Quick Reference

xCat

Show status of a node or nodes in group.

lsdef <node/group> | egrep 'Object|status=|currstate'

Postscript path

/install/postscripts/

Running postscripts

updatenode <node/group> <script>

freeIPA

Show all registered host

ipa host-find

Register a list of hosts

for n in `seq -w 001 060`
do
    echo $n
    ipa host-add --force --password=1q2w3e4r tara-c-$n-node-ib.tara.nstda.or.th
done

Delete a list of hosts

for n in `seq -w 001 060`
do
    echo $n
    ipa host-del tara-c-$n-node-ib.tara.nstda.or.th
done

Client join

ipa-client-install --mkhomedir --domain tara.nstda.or.th --server freeipa.tara.nstda.or.th --ntp-server freeipa.tara.nstda.or.th --force-join --password '1q2w3e4r' --unattended

munge

Munge service

systemctl enable munge
systemctl start munge

Copy munge.key

# Enable munge service
psh compute systemctl enable munge
psh fat systemctl enable munge
psh gpu systemctl enable munge

# Copy munge.key
psh tara-c-[001-010]-node scp tara-xcat:/etc/munge/munge.key /etc/munge/munge.key
psh tara-c-[011-020]-node scp tara-xcat:/etc/munge/munge.key /etc/munge/munge.key
psh tara-c-[021-030]-node scp tara-xcat:/etc/munge/munge.key /etc/munge/munge.key
psh tara-c-[031-040]-node scp tara-xcat:/etc/munge/munge.key /etc/munge/munge.key
psh tara-c-[041-050]-node scp tara-xcat:/etc/munge/munge.key /etc/munge/munge.key
psh tara-c-[051-060]-node scp tara-xcat:/etc/munge/munge.key /etc/munge/munge.key

psh tara-m-[001-010]-node scp tara-xcat:/etc/munge/munge.key /etc/munge/munge.key

psh tara-g-[001-002]-node scp tara-xcat:/etc/munge/munge.key /etc/munge/munge.key

# Check munge.key
psh all sha256sum /etc/munge/munge.key

# Start munge service
psh compute systemctl start munge
psh fat systemctl start munge
psh gpu systemctl start munge

# Test munge connection with frontend-1
psh tara-c-[001-010]-node "munge -n | ssh tara-frontend-1-node unmunge | grep 'ENCODE_HOST'"
psh tara-c-[011-020]-node "munge -n | ssh tara-frontend-1-node unmunge | grep 'ENCODE_HOST'"
psh tara-c-[021-030]-node "munge -n | ssh tara-frontend-1-node unmunge | grep 'ENCODE_HOST'"
psh tara-c-[031-040]-node "munge -n | ssh tara-frontend-1-node unmunge | grep 'ENCODE_HOST'"
psh tara-c-[041-050]-node "munge -n | ssh tara-frontend-1-node unmunge | grep 'ENCODE_HOST'"
psh tara-c-[051-060]-node "munge -n | ssh tara-frontend-1-node unmunge | grep 'ENCODE_HOST'"
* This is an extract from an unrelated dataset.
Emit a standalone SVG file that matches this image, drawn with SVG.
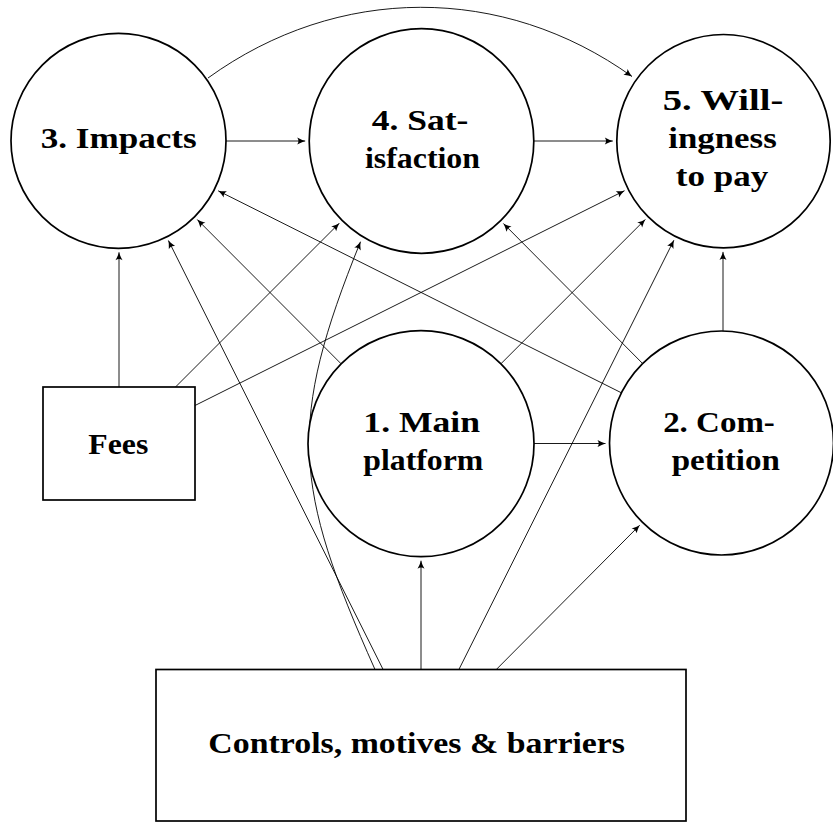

psh tara-m-[001-010]-node "munge -n | ssh tara-frontend-1-node unmunge | grep 'ENCODE_HOST'"

psh tara-g-[001-002]-node "munge -n | ssh tara-frontend-1-node unmunge | grep 'ENCODE_HOST'"

# Test munge connection with frontend-2
psh tara-c-[001-010]-node "munge -n | ssh tara-frontend-2-node unmunge | grep 'ENCODE_HOST'"
psh tara-c-[011-020]-node "munge -n | ssh tara-frontend-2-node unmunge | grep 'ENCODE_HOST'"
psh tara-c-[021-030]-node "munge -n | ssh tara-frontend-2-node unmunge | grep 'ENCODE_HOST'"
psh tara-c-[031-040]-node "munge -n | ssh tara-frontend-2-node unmunge | grep 'ENCODE_HOST'"
psh tara-c-[041-050]-node "munge -n | ssh tara-frontend-2-node unmunge | grep 'ENCODE_HOST'"
psh tara-c-[051-060]-node "munge -n | ssh tara-frontend-2-node unmunge | grep 'ENCODE_HOST'"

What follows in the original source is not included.